Councillors rejected the proposal to build 21 four-and-five-bedroom homes on the following grounds.
- Highway safety
- Residential amenities to existing householders
Case officer Steve Kirkham explained the 2.2-hectare site is listed as ‘unallocated’ in the Unitary District Plan (UDP).
The UDP ‘tolerated’ the development of greenfield sites where an adequate five-year supply of housing land cannot be demonstrated, and Tameside Council was not in such a position.
He added the site had previously been earmarked for potentially 84 dwellings, but this proposal would not see the site developed in its entirety.
Steve pointed out only 45-per-cent of the site would be developed, and the proposal was only nine dwellings per hectare.
He described it as a “highly sustainable location” in terms of its proximity to Mossley town centre and public transport.
Cllr Sharif described it as “by far one of the most concerning developments I have come across”.
She claimed access the proposed access would ‘gridlock’ the town as Stamford Road splits Top and Bottom Mossley as is used by most residents while there would be an increase in the risk of flooding.
Cllr Sharif said this site provided the community with “one of the few green, open and accessible spaces in the immediate locality”.
And in her closing remarks, she said: “This application would cause absolute havoc to the town if approved, would be a logistical nightmare for the developer, residents, drivers and the council for all concerns coming in.
“It would cause disruption many lives in the town and be of detriment to the people of Mossley and ask you to do the right thing and make a sensible decision and listen to the hundreds of objections.”
Dave Jones said the opposition represented an “incredible public outcry”.
He pointed out the original application for the site was considered ‘unviable’ because of access issues for HGVs using from Carrhill Road, Mill Lane, Archer Street, Vernon Street and Spring Street.
Dave listed the dangers and safety issues already relating to Stamford Road because of its topography.
He explained: “At the exact points where this loading and unloading area is proposed, there are already existing speed rumble strips and slow signs painted.
“It is the single most inappropriate and dangerous place in the whole of Mossley to undertake any such work and it would exacerbate existing problems.
“It would be an accident or death waiting to happen. It would cause chaos on a scale you cannot even imagine and gridlock the whole town.
“It is unsafe and ill-conceived, and it is going to endanger lives.”
Dave added he was not against development in the town, it was just the unsuitability of this site. He pointed to the land where the former Mossley Hollins High School was based as being ripe for building on.

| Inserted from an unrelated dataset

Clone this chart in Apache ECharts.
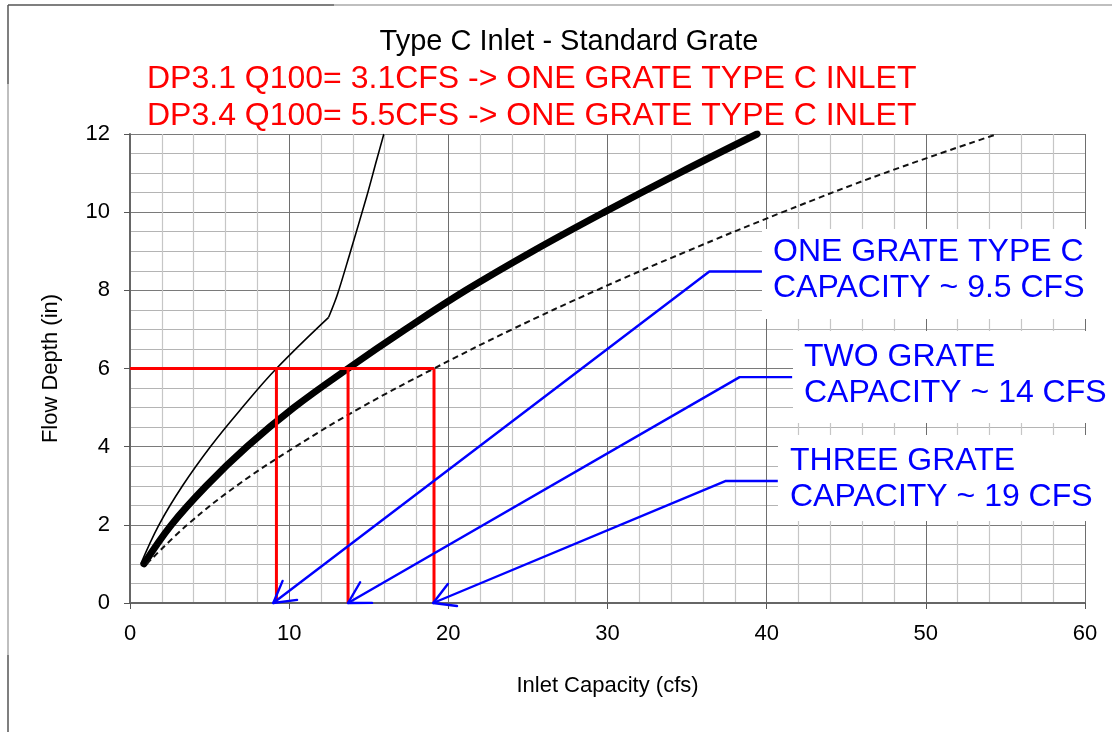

“I am making a passionate plea to do what is right and reject this application which has this community in uproar. It is wrong and we ask you to reject it,” he concluded.
Philip Millson, representing the applicant, pointed out there is a lack of family homes in the town and this will help retain an attract them rather than losing them and therefore boost the local economy.
He added the development would create construction jobs locally and generate £77,000 in council tax annually and “the benefits outweigh temporary inconvenience”.
Philip pointed out only half the site, which he described as “overgrown scrubland” would be developed with the remainder improved to create play areas for children.
Philip added the developer had consulted residents and the feedback resulted in the development being scaled back from 35 to 21 homes.
Panel member Cllr Doreen Dickinson in initially called for a deferral as she requested a site visit.
“I paid a site visit myself and I couldn’t believe it. You cannot get it in pictures and words in a report, you have to see it,” she said.
Cllr Dickinson added lorries queueing to get on to the site from Stamford Road would cause chaos.
Cllr Mike Glover also feared it would “screw up traffic” and raised concerns relating to gritting in bad weather.
The speakers’ panel vote was 8-4 against the development.